In another interesting development, the US media revealed last week that the CIA has been operating a secret air base for unmanned drones in Saudi Arabia for the past two years. The base was set up to eliminate al-Qaeda operatives in the region, principally Yemen.

This latest disclosure will probably embarrass the Saudi government and cause friction with the conservative elements in the kingdom who strongly oppose the presence of foreign non-Muslim troops in the country. It is important to keep in mind that the deployment of thousands of US troops in Saudi Arabia during the first Gulf War had crystallised Osama bin Laden’s hatred of America, as the al-Qaeda leader considered this a violation of the sanctity of Muslim territory.

President Obama has expan­ded the use of drones to target al-Qaeda suspects in Pakistan, Afghanistan and Yemen but this policy has been criticised somewhat within the US, including by members of Obama’s own Democratic Party.

CIA director-designate John Brennan, currently the White House’s advisor on counterterrorism, defended this policy during his Senate confirmation hearing on Thursday, saying attacks are only carried out “as a last resort, to save lives when there is no other alternative”. Many critics, however, argue that many civilians are killed in such attacks, and the Obama administration would be wise to review such a policy.

In what can only be described as a hardening of Iran’s position, Teheran last week dismissed an offer made by US Vice-President Joe Biden of direct talks with Washington on its nuclear programme. Iran’s supreme leader, Ayatollah Ali Khamenei, said in a speech posted online that the US was proposing talks while “pointing a gun at Iran”. The US, in fact, extended its sanctions on Iran last Wednesday, aimed at making it difficult for the regime in Teheran to spend its oil cash.
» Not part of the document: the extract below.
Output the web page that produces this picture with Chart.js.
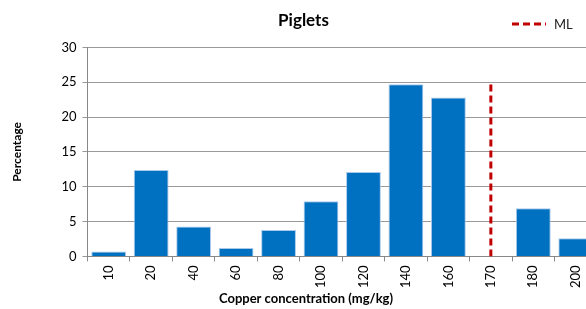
<!DOCTYPE html>
<html>
<head>
<meta charset="utf-8">
<script src="https://cdn.jsdelivr.net/npm/chart.js@4"></script>
<style>
  html, body { margin: 0; padding: 0; background: #fff; overflow: hidden; }
  #wrap { width: 600px; height: 309px; }
</style>
</head>
<body>
<div id="wrap"><canvas id="grafica" width="600" height="309"></canvas></div>
<script>
const categorias = ['10', '20', '40', '60', '80', '100', '120', '140', '160', '170', '180', '200'];
const porcentajes = [0.7, 12.4, 4.3, 1.2, 3.8, 7.9, 12.1, 24.7, 22.8, null, 6.9, 2.6];
const limiteML = '170';
const limiteAltura = [0, 24.7];
const ticksY = [0, 5, 10, 15, 20, 25, 30];

const fuente = 'Lato, "Open Sans", sans-serif';

// leyenda manual arriba a la derecha (ML)
const leyendaML = {
    id: 'leyendaML',
    afterDraw(c) {
        const ctx = c.ctx;
        ctx.save();
        ctx.strokeStyle = '#c00000';
        ctx.lineWidth = 3;
        ctx.setLineDash([7, 4]);
        ctx.beginPath();
        ctx.moveTo(512, 24);
        ctx.lineTo(546, 24);
        ctx.stroke();
        ctx.setLineDash([]);
        ctx.fillStyle = '#222';
        ctx.font = '13px ' + fuente;
        ctx.textBaseline = 'middle';
        ctx.fillText('ML', 554, 25);
        // titulo eje x
        ctx.font = 'bold 13px ' + fuente;
        ctx.textAlign = 'center';
        ctx.fillStyle = '#000';
        ctx.fillText('Copper concentration (mg/kg)', 306, 299);
        ctx.restore();
    }
};

const ctx = document.getElementById('grafica').getContext('2d');
new Chart(ctx, {
    data: {
        labels: categorias,
        datasets: [{
            type: 'bar',
            label: 'Piglets',
            data: porcentajes,
            backgroundColor: '#0070c0',
            borderColor: '#a9c8ea',
            borderWidth: 1,
            barPercentage: 0.82,
            categoryPercentage: 1,
            order: 2
        }, {
            type: 'line',
            label: 'ML',
            data: limiteAltura.map(v => ({ x: limiteML, y: v })),
            borderColor: '#c00000',
            borderWidth: 3,
            borderDash: [7, 4],
            pointRadius: 0,
            fill: false,
            order: 1
        }]
    },
    options: {
        responsive: false,
        animation: false,
        layout: { padding: { top: 2, right: 3, left: 10, bottom: 17 } },
        plugins: {
            legend: { display: false },
            tooltip: { enabled: false },
            title: {
                display: true,
                text: 'Piglets',
                color: '#000',
                font: { family: fuente, size: 17, weight: 'bold' },
                padding: { top: 8, bottom: 17 }
            }
        },
        scales: {
            x: {
                grid: {
                    offset: true,
                    drawOnChartArea: false,
                    tickLength: 5,
                    color: '#888'
                },
                border: { color: '#888', width: 1 },
                ticks: {
                    minRotation: 90,
                    maxRotation: 90,
                    color: '#000',
                    padding: 4,
                    font: { family: fuente, size: 13 }
                }
            },
            y: {
                min: 0,
                max: 30,
                afterBuildTicks: s => { s.ticks = ticksY.map(v => ({ value: v })); },
                grid: { color: '#999', tickLength: 5 },
                border: { color: '#888', width: 1 },
                ticks: {
                    color: '#000',
                    padding: 6,
                    font: { family: fuente, size: 13 }
                },
                title: {
                    display: true,
                    text: 'Percentage',
                    color: '#000',
                    font: { family: fuente, size: 12, weight: 'bold' },
                    padding: { top: 0, bottom: 31 }
                }
            }
        }
    },
    plugins: [leyendaML]
});
</script>
</body>
</html>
Although Iran is expected to attend a round of negotiations later this month on its nuclear programme with the five permanent members of the UN Security Council plus Germany, such talks have rarely led to any concrete results and have been used by Teheran simply to gain time.
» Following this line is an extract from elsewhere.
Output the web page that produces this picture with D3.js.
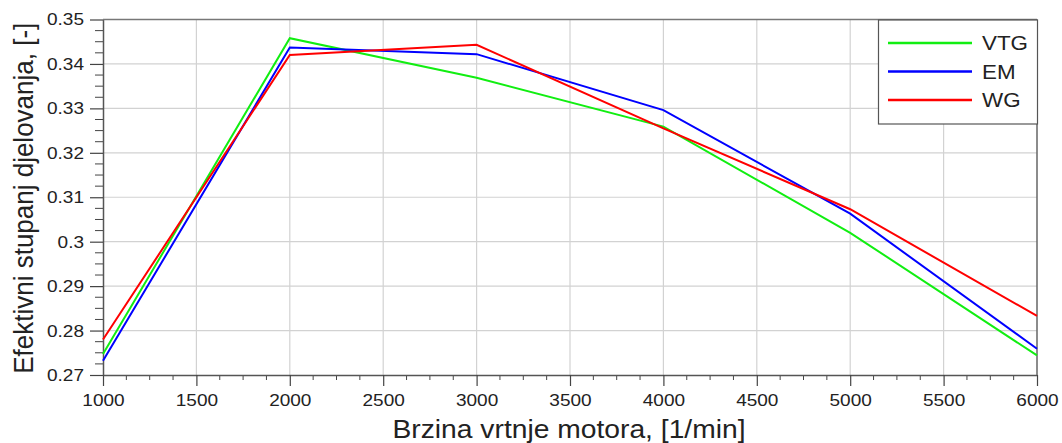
<!DOCTYPE html>
<html><head><meta charset="utf-8">
<script src="https://cdn.jsdelivr.net/npm/d3@7"></script>
<style>body{margin:0;background:#fff}svg{display:block}text{font-family:"Liberation Sans",Arial,sans-serif;fill:#222}</style>
</head><body><svg id="c" width="1062" height="443"></svg>
<script>
const rpm = [1000, 2000, 3000, 4000, 5000, 6000];
const vtg = [0.2747, 0.3458, 0.3369, 0.3259, 0.3020, 0.2744];
const em  = [0.2732, 0.3437, 0.3422, 0.3296, 0.3063, 0.2759];
const wg  = [0.2780, 0.3420, 0.3443, 0.3255, 0.3073, 0.2833];
const seriesNames = ["VTG", "EM", "WG"];
const seriesColors = ["#11ee11", "#0000ff", "#ff0000"];
const xTicks = [1000,1500,2000,2500,3000,3500,4000,4500,5000,5500,6000];
const yTicks = [0.27,0.28,0.29,0.30,0.31,0.32,0.33,0.34,0.35];
const yTickLabels = ["0.27","0.28","0.29","0.3","0.31","0.32","0.33","0.34","0.35"];
const xTitle = "Brzina vrtnje motora, [1/min]";
const yTitle = "Efektivni stupanj djelovanja, [-]";

const svg = d3.select("#c");
const L = 103, R = 1037, T = 19.5, B = 375;
const SX = 1.12;
const x = d3.scaleLinear().domain([1000, 6000]).range([L, R]);
const y = d3.scaleLinear().domain([0.27, 0.35]).range([B, T]);

// grid
const g = svg.append("g");
g.selectAll(".vx").data(xTicks.slice(1, -1)).join("line")
  .attr("x1", d => x(d)).attr("x2", d => x(d)).attr("y1", T).attr("y2", B)
  .attr("stroke", "#d2d2d2").attr("stroke-width", 1.2);
g.selectAll(".hy").data(yTicks.slice(1, -1)).join("line")
  .attr("x1", L).attr("x2", R).attr("y1", d => y(d)).attr("y2", d => y(d))
  .attr("stroke", "#d2d2d2").attr("stroke-width", 1.2);

// minor ticks
const xMinor = d3.range(1000, 6001, 125).filter(v => v % 500 !== 0);
const yMinor = d3.range(0, 33).map(i => 0.27 + i * 0.0025).filter((v, i) => i % 4 !== 0);
svg.append("g").selectAll("line").data(xMinor).join("line")
  .attr("x1", d => x(d)).attr("x2", d => x(d)).attr("y1", B).attr("y2", B + 5)
  .attr("stroke", "#444").attr("stroke-width", 1);
svg.append("g").selectAll("line").data(yMinor).join("line")
  .attr("x1", L - 8).attr("x2", L).attr("y1", d => y(d)).attr("y2", d => y(d))
  .attr("stroke", "#444").attr("stroke-width", 1);

// axes
const xAxis = d3.axisBottom(x).tickValues(xTicks).tickFormat(d3.format("d")).tickSizeInner(11).tickSizeOuter(0).tickPadding(8);
const ya = d3.axisLeft(y).tickValues(yTicks).tickFormat((d, i) => yTickLabels[i]).tickSizeInner(13).tickSizeOuter(0).tickPadding(6);
const gx = svg.append("g").attr("transform", `translate(0,${B})`).call(xAxis);
const gy = svg.append("g").attr("transform", `translate(${L},0)`).call(ya);
[gx, gy].forEach(a => {
  a.selectAll("path").attr("stroke", "#555").attr("stroke-width", 1.5);
  a.selectAll(".tick line").attr("stroke", "#444").attr("stroke-width", 1.2);
  a.selectAll("text").attr("font-size", 17).attr("fill", "#222").attr("font-family", "Liberation Sans, Arial, sans-serif");
});
gx.selectAll("text").attr("transform", `scale(${SX},1)`);
gy.selectAll("text").attr("x", -19 / SX).attr("transform", `scale(${SX},1)`);

// frame top/right
svg.append("line").attr("x1", L).attr("x2", R).attr("y1", T).attr("y2", T).attr("stroke", "#777").attr("stroke-width", 1.5);
svg.append("line").attr("x1", R).attr("x2", R).attr("y1", T).attr("y2", B).attr("stroke", "#666").attr("stroke-width", 1.5);

// lines
const data = [vtg, em, wg];
const line = d3.line().x((d, i) => x(rpm[i])).y(d => y(d));
data.forEach((s, k) => {
  svg.append("path").datum(s).attr("d", line).attr("fill", "none")
    .attr("stroke", seriesColors[k]).attr("stroke-width", 2).attr("stroke-linejoin", "miter");
});

// legend
const lg = svg.append("g");
lg.append("rect").attr("x", 878.5).attr("y", 20).attr("width", 159).attr("height", 104)
  .attr("fill", "#fff").attr("stroke", "#555").attr("stroke-width", 1.2);
seriesNames.forEach((n, k) => {
  const yy = 43 + k * 28.5;
  lg.append("line").attr("x1", 888).attr("x2", 972).attr("y1", yy).attr("y2", yy)
    .attr("stroke", seriesColors[k]).attr("stroke-width", 2.5);
  lg.append("text").attr("transform", `translate(982,${yy + 7}) scale(${SX},1)`)
    .attr("font-size", 20).attr("fill", "#111").text(n);
});

// titles
svg.append("text").attr("transform", `translate(${(L + R) / 2 - 1},438) scale(1.13,1)`).attr("text-anchor", "middle")
  .attr("font-size", 25).attr("fill", "#111").text(xTitle);
svg.append("text").attr("transform", `translate(33,${(T + B) / 2 + 1}) rotate(-90) scale(1,1.08)`).attr("text-anchor", "middle")
  .attr("font-size", 26).attr("fill", "#111").text(yTitle);
</script></body></html>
I believe Iran’s nuclear programme will soon turn into the number one foreign policy challenge for both the US and the EU, and sadly both Washington and Brussels are running out of diplomatic options.

The visit to Cairo last week by Iran’s President, Mahmoud Ahmadinejad, the first by an Iranian head of state since the overthrow of the Shah, also raised eyebrows in the West. Should Sunni Egypt and Shi’ite Iran become allies, the whole dynamics of the Middle East would change.
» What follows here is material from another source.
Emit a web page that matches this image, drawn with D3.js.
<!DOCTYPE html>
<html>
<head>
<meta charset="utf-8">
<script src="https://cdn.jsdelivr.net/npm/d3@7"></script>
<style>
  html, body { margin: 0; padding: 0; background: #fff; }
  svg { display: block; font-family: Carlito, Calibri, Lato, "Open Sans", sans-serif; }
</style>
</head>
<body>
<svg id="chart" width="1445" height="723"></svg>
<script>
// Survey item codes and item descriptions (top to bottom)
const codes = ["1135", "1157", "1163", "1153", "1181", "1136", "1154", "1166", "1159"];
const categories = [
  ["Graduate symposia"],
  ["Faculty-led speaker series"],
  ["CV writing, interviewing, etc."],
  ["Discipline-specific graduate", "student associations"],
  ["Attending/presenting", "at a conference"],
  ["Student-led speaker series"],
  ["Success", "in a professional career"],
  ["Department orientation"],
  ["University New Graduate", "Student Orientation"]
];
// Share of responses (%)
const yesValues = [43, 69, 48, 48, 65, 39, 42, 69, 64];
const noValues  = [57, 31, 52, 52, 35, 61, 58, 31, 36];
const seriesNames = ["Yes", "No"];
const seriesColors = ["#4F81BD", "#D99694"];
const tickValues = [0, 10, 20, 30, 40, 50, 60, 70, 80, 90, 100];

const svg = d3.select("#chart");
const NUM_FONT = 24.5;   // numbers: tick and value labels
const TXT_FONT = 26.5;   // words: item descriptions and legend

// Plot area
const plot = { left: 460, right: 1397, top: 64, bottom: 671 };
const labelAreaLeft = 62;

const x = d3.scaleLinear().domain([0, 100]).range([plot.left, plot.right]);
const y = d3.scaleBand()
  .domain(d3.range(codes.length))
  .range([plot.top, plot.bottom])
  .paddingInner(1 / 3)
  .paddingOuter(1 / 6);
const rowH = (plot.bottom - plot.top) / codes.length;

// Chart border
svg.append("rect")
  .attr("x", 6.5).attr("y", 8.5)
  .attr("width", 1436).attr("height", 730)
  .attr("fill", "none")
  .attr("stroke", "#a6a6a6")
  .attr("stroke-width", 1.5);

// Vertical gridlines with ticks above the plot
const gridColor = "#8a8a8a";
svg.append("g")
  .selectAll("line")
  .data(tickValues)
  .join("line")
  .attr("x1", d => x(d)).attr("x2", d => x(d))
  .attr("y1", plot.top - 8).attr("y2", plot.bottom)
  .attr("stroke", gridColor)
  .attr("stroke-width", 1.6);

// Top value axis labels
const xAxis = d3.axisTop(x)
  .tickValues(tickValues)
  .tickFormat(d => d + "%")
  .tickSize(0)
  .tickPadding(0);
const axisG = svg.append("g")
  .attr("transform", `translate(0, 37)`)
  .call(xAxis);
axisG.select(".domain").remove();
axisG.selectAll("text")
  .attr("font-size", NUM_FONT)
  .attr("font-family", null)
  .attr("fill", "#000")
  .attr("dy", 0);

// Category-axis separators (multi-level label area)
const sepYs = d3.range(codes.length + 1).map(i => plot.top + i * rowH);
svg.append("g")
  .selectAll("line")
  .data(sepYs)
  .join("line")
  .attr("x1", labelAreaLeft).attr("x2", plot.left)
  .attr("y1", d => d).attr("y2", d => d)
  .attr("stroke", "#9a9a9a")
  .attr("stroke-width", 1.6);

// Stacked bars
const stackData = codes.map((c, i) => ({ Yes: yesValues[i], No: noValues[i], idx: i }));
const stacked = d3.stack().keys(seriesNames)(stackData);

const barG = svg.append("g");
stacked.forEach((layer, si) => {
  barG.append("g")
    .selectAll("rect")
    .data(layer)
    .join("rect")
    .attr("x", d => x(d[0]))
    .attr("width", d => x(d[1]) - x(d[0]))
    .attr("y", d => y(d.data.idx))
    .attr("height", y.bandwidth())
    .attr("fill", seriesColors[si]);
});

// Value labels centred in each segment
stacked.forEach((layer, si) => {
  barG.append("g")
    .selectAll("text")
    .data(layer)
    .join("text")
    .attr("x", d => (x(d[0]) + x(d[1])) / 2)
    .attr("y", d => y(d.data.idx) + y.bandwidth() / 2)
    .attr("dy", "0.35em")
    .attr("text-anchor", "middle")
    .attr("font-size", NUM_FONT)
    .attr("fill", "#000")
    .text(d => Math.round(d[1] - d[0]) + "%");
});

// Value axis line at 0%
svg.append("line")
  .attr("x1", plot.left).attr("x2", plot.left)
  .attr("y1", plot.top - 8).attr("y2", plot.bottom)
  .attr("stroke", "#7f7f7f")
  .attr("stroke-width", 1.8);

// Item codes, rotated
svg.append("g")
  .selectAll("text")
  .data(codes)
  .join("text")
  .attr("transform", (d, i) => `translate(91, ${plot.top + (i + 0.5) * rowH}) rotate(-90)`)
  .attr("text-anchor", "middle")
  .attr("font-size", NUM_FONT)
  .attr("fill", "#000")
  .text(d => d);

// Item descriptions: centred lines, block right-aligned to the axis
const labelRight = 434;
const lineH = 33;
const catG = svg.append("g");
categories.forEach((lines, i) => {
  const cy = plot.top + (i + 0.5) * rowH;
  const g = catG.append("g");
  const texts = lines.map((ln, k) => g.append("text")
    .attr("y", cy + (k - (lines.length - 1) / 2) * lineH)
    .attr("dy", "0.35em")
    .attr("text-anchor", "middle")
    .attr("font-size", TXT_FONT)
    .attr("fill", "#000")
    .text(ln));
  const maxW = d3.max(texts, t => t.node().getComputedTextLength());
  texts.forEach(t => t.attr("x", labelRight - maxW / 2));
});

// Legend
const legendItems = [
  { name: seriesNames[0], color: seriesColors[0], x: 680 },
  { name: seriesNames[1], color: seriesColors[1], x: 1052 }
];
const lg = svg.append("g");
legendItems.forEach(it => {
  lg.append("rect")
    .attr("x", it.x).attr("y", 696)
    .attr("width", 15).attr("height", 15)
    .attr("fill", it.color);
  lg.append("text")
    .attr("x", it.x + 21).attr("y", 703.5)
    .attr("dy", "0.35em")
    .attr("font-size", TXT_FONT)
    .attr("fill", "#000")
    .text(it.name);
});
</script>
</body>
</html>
I doubt this will happen, however, as President Ahmadinejad was chided by Egypt’s top cleric, Ahmed al-Tayyeb, the grand imam of Cairo’s Al-Azhar Mosque, who told him not to interfere in the affairs of Bahrain or other Gulf states, and to uphold the rights of his country’s Sunni minority. Al-Tayyeb also denounced what he described as the “spread of Shiism in Sunni lands”.

The situation in Syria is also extremely worrying, as is the excessive influence of Islamist forces within the opposition rebel movement. I think the time has come for President Obama to appoint a high-profile special envoy for the Arab world (and Iran) such as Bill Clinton. The EU should also do the same, perhaps appointing somebody like Tony Blair, who is currently the Quartet’s Middle East Envoy.